Given exercise
Please write the listing below out again exactly, leaving every picture behind.

Stored data
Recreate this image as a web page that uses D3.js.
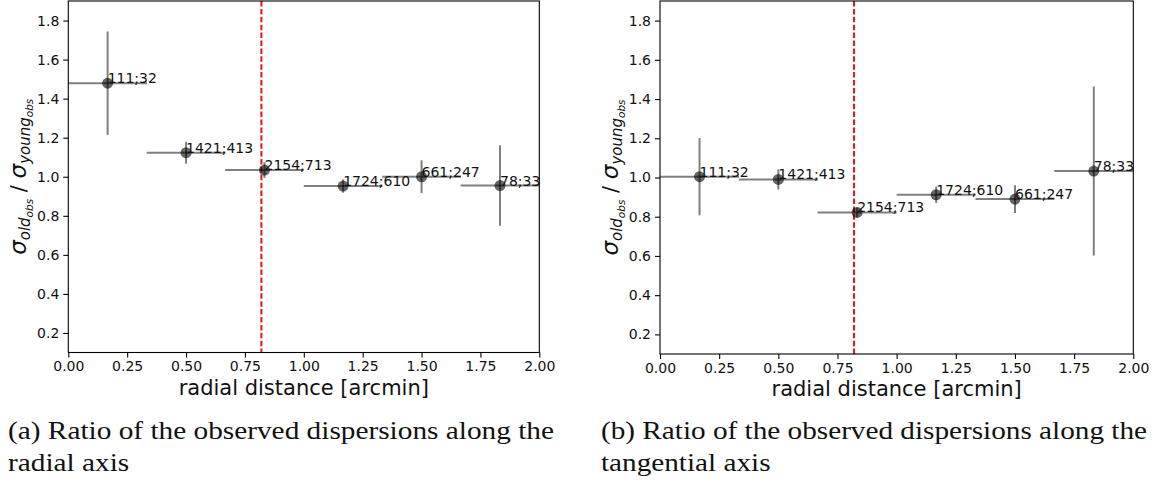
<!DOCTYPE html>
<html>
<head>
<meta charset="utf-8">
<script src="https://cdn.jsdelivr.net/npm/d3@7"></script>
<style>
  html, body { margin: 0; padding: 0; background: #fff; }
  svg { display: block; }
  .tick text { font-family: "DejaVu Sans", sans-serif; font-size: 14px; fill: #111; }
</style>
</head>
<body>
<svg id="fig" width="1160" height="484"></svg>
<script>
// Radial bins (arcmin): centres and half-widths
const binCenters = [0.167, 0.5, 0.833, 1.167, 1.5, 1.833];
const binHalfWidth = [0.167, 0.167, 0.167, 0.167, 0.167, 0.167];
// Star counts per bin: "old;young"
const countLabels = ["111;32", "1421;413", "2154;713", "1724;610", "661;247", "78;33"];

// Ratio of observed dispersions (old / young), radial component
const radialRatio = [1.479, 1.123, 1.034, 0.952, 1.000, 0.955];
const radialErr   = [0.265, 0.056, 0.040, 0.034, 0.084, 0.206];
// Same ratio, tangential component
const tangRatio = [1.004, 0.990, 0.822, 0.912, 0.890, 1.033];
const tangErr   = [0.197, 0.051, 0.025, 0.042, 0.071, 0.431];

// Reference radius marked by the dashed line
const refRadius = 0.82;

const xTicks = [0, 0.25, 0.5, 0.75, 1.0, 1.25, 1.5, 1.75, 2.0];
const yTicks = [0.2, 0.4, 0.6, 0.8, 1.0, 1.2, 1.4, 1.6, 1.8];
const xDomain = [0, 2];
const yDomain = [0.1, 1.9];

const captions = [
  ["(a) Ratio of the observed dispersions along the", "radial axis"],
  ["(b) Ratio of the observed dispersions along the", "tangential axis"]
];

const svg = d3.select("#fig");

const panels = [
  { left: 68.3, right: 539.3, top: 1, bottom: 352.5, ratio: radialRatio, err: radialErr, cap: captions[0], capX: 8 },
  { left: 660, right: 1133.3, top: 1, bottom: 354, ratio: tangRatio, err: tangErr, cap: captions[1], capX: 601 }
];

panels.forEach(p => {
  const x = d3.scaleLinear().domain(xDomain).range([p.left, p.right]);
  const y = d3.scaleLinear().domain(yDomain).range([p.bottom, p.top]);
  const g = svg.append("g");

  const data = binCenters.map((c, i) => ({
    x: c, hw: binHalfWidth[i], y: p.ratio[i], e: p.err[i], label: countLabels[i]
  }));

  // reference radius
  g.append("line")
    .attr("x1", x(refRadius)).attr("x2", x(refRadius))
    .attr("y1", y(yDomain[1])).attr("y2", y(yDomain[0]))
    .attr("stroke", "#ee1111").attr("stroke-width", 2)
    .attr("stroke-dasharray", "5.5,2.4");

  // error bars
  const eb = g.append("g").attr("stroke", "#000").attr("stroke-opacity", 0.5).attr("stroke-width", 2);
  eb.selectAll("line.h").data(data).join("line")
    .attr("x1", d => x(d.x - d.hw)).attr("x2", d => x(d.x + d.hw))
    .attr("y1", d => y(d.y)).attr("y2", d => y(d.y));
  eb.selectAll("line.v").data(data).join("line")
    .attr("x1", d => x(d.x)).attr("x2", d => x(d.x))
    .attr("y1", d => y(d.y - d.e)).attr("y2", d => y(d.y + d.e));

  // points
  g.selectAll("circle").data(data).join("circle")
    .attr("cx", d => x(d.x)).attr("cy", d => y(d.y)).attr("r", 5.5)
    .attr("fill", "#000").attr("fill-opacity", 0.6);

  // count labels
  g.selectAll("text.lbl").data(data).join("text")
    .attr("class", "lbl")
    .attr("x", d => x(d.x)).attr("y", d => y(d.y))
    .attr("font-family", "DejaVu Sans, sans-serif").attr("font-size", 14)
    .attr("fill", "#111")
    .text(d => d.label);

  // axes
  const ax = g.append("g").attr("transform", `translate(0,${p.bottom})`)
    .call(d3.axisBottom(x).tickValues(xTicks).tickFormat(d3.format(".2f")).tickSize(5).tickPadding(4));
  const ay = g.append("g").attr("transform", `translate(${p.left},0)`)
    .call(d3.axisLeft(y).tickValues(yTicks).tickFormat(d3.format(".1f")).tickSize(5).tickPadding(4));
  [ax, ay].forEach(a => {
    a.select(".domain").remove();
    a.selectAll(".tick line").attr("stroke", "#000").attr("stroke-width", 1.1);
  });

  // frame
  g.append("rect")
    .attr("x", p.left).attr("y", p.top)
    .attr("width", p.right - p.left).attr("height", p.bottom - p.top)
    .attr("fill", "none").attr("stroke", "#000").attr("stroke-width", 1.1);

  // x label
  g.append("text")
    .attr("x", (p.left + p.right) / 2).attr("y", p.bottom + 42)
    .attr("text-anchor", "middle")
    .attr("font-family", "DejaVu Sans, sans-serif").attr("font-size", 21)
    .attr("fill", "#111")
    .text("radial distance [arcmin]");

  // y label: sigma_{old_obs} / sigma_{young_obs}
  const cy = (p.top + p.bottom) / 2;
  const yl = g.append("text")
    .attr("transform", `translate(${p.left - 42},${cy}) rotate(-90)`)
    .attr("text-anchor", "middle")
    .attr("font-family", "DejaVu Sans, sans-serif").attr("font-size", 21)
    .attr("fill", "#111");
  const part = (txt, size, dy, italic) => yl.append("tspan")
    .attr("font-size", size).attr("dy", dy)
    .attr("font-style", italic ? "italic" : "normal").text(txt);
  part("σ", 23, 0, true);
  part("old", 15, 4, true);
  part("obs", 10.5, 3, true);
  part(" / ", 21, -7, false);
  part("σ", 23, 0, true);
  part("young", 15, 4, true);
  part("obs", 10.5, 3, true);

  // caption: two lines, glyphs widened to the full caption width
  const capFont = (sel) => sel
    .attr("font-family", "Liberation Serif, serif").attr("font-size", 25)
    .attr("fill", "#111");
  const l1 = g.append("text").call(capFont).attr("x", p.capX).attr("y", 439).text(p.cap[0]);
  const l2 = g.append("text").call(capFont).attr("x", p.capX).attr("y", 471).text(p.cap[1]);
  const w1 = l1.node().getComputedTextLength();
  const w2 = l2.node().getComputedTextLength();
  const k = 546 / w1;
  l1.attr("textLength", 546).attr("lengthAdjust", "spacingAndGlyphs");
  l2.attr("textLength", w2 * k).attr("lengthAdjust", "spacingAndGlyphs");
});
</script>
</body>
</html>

Solved problem
Recreate this image as a web page that uses D3.js.
<!DOCTYPE html>
<html>
<head>
<meta charset="utf-8">
<script src="https://cdn.jsdelivr.net/npm/d3@7"></script>
<style>
  html, body { margin: 0; padding: 0; background: #fff; }
  svg { display: block; }
  .tick text { font-family: "DejaVu Sans", sans-serif; font-size: 14px; fill: #111; }
</style>
</head>
<body>
<svg id="fig" width="1160" height="484"></svg>
<script>
// Radial bins (arcmin): centres and half-widths
const binCenters = [0.167, 0.5, 0.833, 1.167, 1.5, 1.833];
const binHalfWidth = [0.167, 0.167, 0.167, 0.167, 0.167, 0.167];
// Star counts per bin: "old;young"
const countLabels = ["111;32", "1421;413", "2154;713", "1724;610", "661;247", "78;33"];

// Ratio of observed dispersions (old / young), radial component
const radialRatio = [1.479, 1.123, 1.034, 0.952, 1.000, 0.955];
const radialErr   = [0.265, 0.056, 0.040, 0.034, 0.084, 0.206];
// Same ratio, tangential component
const tangRatio = [1.004, 0.990, 0.822, 0.912, 0.890, 1.033];
const tangErr   = [0.197, 0.051, 0.025, 0.042, 0.071, 0.431];

// Reference radius marked by the dashed line
const refRadius = 0.82;

const xTicks = [0, 0.25, 0.5, 0.75, 1.0, 1.25, 1.5, 1.75, 2.0];
const yTicks = [0.2, 0.4, 0.6, 0.8, 1.0, 1.2, 1.4, 1.6, 1.8];
const xDomain = [0, 2];
const yDomain = [0.1, 1.9];

const captions = [
  ["(a) Ratio of the observed dispersions along the", "radial axis"],
  ["(b) Ratio of the observed dispersions along the", "tangential axis"]
];

const svg = d3.select("#fig");

const panels = [
  { left: 68.3, right: 539.3, top: 1, bottom: 352.5, ratio: radialRatio, err: radialErr, cap: captions[0], capX: 8 },
  { left: 660, right: 1133.3, top: 1, bottom: 354, ratio: tangRatio, err: tangErr, cap: captions[1], capX: 601 }
];

panels.forEach(p => {
  const x = d3.scaleLinear().domain(xDomain).range([p.left, p.right]);
  const y = d3.scaleLinear().domain(yDomain).range([p.bottom, p.top]);
  const g = svg.append("g");

  const data = binCenters.map((c, i) => ({
    x: c, hw: binHalfWidth[i], y: p.ratio[i], e: p.err[i], label: countLabels[i]
  }));

  // reference radius
  g.append("line")
    .attr("x1", x(refRadius)).attr("x2", x(refRadius))
    .attr("y1", y(yDomain[1])).attr("y2", y(yDomain[0]))
    .attr("stroke", "#ee1111").attr("stroke-width", 2)
    .attr("stroke-dasharray", "5.5,2.4");

  // error bars
  const eb = g.append("g").attr("stroke", "#000").attr("stroke-opacity", 0.5).attr("stroke-width", 2);
  eb.selectAll("line.h").data(data).join("line")
    .attr("x1", d => x(d.x - d.hw)).attr("x2", d => x(d.x + d.hw))
    .attr("y1", d => y(d.y)).attr("y2", d => y(d.y));
  eb.selectAll("line.v").data(data).join("line")
    .attr("x1", d => x(d.x)).attr("x2", d => x(d.x))
    .attr("y1", d => y(d.y - d.e)).attr("y2", d => y(d.y + d.e));

  // points
  g.selectAll("circle").data(data).join("circle")
    .attr("cx", d => x(d.x)).attr("cy", d => y(d.y)).attr("r", 5.5)
    .attr("fill", "#000").attr("fill-opacity", 0.6);

  // count labels
  g.selectAll("text.lbl").data(data).join("text")
    .attr("class", "lbl")
    .attr("x", d => x(d.x)).attr("y", d => y(d.y))
    .attr("font-family", "DejaVu Sans, sans-serif").attr("font-size", 14)
    .attr("fill", "#111")
    .text(d => d.label);

  // axes
  const ax = g.append("g").attr("transform", `translate(0,${p.bottom})`)
    .call(d3.axisBottom(x).tickValues(xTicks).tickFormat(d3.format(".2f")).tickSize(5).tickPadding(4));
  const ay = g.append("g").attr("transform", `translate(${p.left},0)`)
    .call(d3.axisLeft(y).tickValues(yTicks).tickFormat(d3.format(".1f")).tickSize(5).tickPadding(4));
  [ax, ay].forEach(a => {
    a.select(".domain").remove();
    a.selectAll(".tick line").attr("stroke", "#000").attr("stroke-width", 1.1);
  });

  // frame
  g.append("rect")
    .attr("x", p.left).attr("y", p.top)
    .attr("width", p.right - p.left).attr("height", p.bottom - p.top)
    .attr("fill", "none").attr("stroke", "#000").attr("stroke-width", 1.1);

  // x label
  g.append("text")
    .attr("x", (p.left + p.right) / 2).attr("y", p.bottom + 42)
    .attr("text-anchor", "middle")
    .attr("font-family", "DejaVu Sans, sans-serif").attr("font-size", 21)
    .attr("fill", "#111")
    .text("radial distance [arcmin]");

  // y label: sigma_{old_obs} / sigma_{young_obs}
  const cy = (p.top + p.bottom) / 2;
  const yl = g.append("text")
    .attr("transform", `translate(${p.left - 42},${cy}) rotate(-90)`)
    .attr("text-anchor", "middle")
    .attr("font-family", "DejaVu Sans, sans-serif").attr("font-size", 21)
    .attr("fill", "#111");
  const part = (txt, size, dy, italic) => yl.append("tspan")
    .attr("font-size", size).attr("dy", dy)
    .attr("font-style", italic ? "italic" : "normal").text(txt);
  part("σ", 23, 0, true);
  part("old", 15, 4, true);
  part("obs", 10.5, 3, true);
  part(" / ", 21, -7, false);
  part("σ", 23, 0, true);
  part("young", 15, 4, true);
  part("obs", 10.5, 3, true);

  // caption: two lines, glyphs widened to the full caption width
  const capFont = (sel) => sel
    .attr("font-family", "Liberation Serif, serif").attr("font-size", 25)
    .attr("fill", "#111");
  const l1 = g.append("text").call(capFont).attr("x", p.capX).attr("y", 439).text(p.cap[0]);
  const l2 = g.append("text").call(capFont).attr("x", p.capX).attr("y", 471).text(p.cap[1]);
  const w1 = l1.node().getComputedTextLength();
  const w2 = l2.node().getComputedTextLength();
  const k = 546 / w1;
  l1.attr("textLength", 546).attr("lengthAdjust", "spacingAndGlyphs");
  l2.attr("textLength", w2 * k).attr("lengthAdjust", "spacingAndGlyphs");
});
</script>
</body>
</html>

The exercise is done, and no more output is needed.